ISLAMABAD: A robust private sector is critical to Pakistan’s goal of achieving upper-middle-income status, but the high cost of doing business limits its competitiveness, said the Asian Development Bank (ADB) Country Director for Pakistan, Xiaohong Yang.
“Unreliable access to basic infrastructure is also a significant constraint for private sector activities, while access to finance remains limited for women entrepreneurs, small businesses, and other underserved segments,” said the ADB official in questions and answers: “Boosting Growth, Resilience, and Competitiveness in Pakistan” uploaded on the Bank website.
Pakistan has the potential to become a regional hub for trade and economic activity, but greater cooperation is impeded by weak connectivity and trade links.
Through its membership of the CAREC and other regional platforms, Pakistan can continue improving connectivity, developing multimodal transport systems, and strengthening cross-border trade, she added.
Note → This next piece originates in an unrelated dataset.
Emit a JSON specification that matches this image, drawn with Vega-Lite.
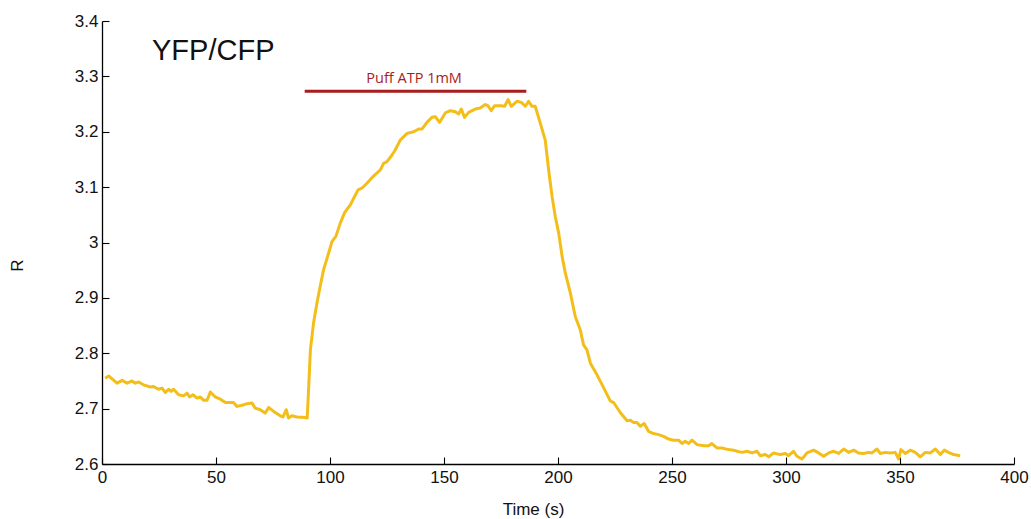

She said that the ADB would support the government in implementing tariff and tax reforms.
The streamlined import tariff and tax procedures will help private businesses thrive and facilitate export diversification.
The ADB target reforms that boost competitiveness and private sector development create jobs and drive market innovation.
Pakistan has struggled with boom-and-bust cycles in previous years due to low export capacity, weak domestic revenue, and other systemic challenges.
This has been exacerbated by the coronavirus disease (Covid-19) pandemic, which caused a sharp downturn in 2020 and is likely to push more people into poverty, noted the article.
She said around a quarter of the population lives below the poverty line, while a further 20 million are near-poor and highly vulnerable to shocks.
The country also has the second-highest number of out-of-school children in the world, while there is significant divergence in health outcomes among the population.
The ADB will seek to enhance productivity and well-being by improving education, nutrition, health systems, clean water and sanitation, affordable housing, and social protection.
The ADB will promote system-wide reforms on skills development, and investments in secondary education with a special emphasis on increasing girls’ enrollment.
The challenge of out-of-school children will also be addressed through support for Ehsaas Kafaalat conditional cash transfers for primary education, targeting children, particularly girls, from poor and vulnerable households.
Gender inequities continue to be a significant challenge in Pakistan with low literacy rates and labor force participation for women.
The Covid-19 has heightened the risk of increased gender disparities in the country. Yet if Pakistan can close the gender gap, it could raise GDP by as much as 30 percent, the bank official added.
The ADB is currently working with Pakistan to access the ADB’s Asia Pacific Vaccine Access Facility – a $9 billion resource envelope with country-specific allocations, accessible in line with our members’ readiness. These APVAX resources are in addition to the regular country allocation.